III. Magnetic field of a segment and of a square loop
(i) Consider segment of length a located at -a/2 < z < a/2
where flows a upward constant electric current I. Find the induced
magnetic field at any point in the plane z = 0 (Hint: Use cylindrical
coordinates).
(ii) Consider now a square loop with side length a, located on the
z = 0 plane, with vertex points ($\frac{a}{2}$,$\frac{a}{2}$,0), (-$\frac{a}{2}$,$\frac{a}{2}$,0), ($\frac{a}{2}$,-$\frac{a}{2}$,0),
and (-$\frac{a}{2}$,-$\frac{a}{2}$,0). A counterclockwise current I is flowing in the
loop. Using the result of (i), find the magnetic field created in any
point of the z-axis (Hint: make a figure to visualize the problem).

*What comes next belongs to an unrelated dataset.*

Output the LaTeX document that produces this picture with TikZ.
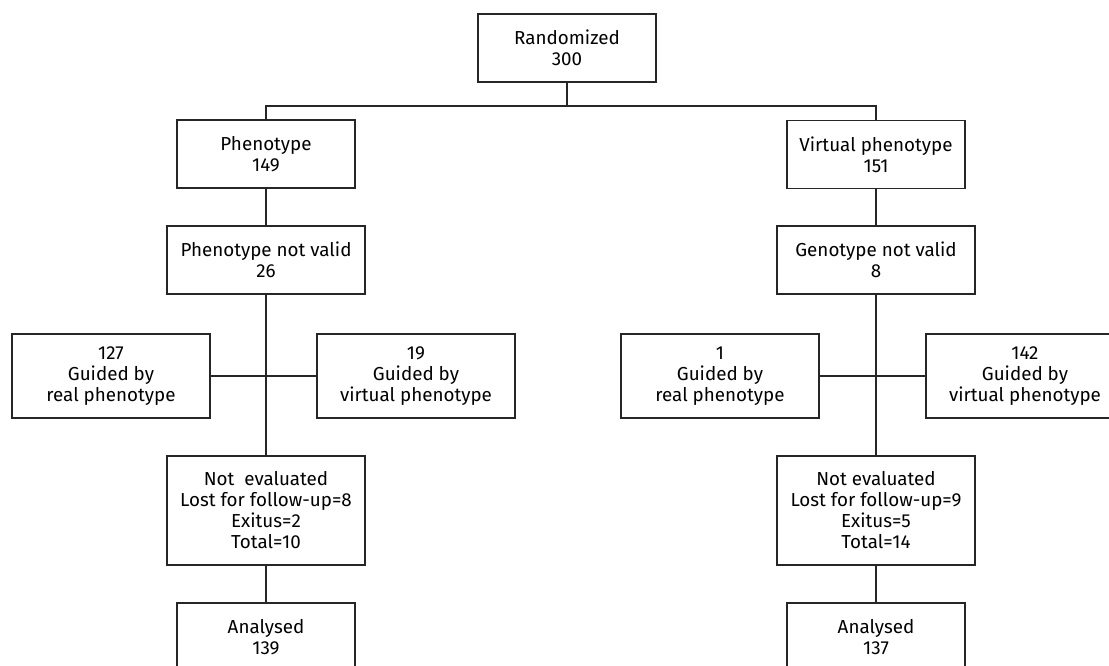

Answer: (i) $B = \frac{\mu_0 I}{2\pi r} \left\{\frac{a}{2} \left[r^2 + \left(\frac{a}{2}\right)^2\right]^{-1/2}\right\}e_\phi$
(ii) $B = \frac{\mu_0 I}{2\pi} \left\{a^2 \left[z^2 + \frac{a^2}{4}\right]^{-1} \left[z^2 + \frac{a^2}{2}\right]^{-1/2}\right\}e_z$.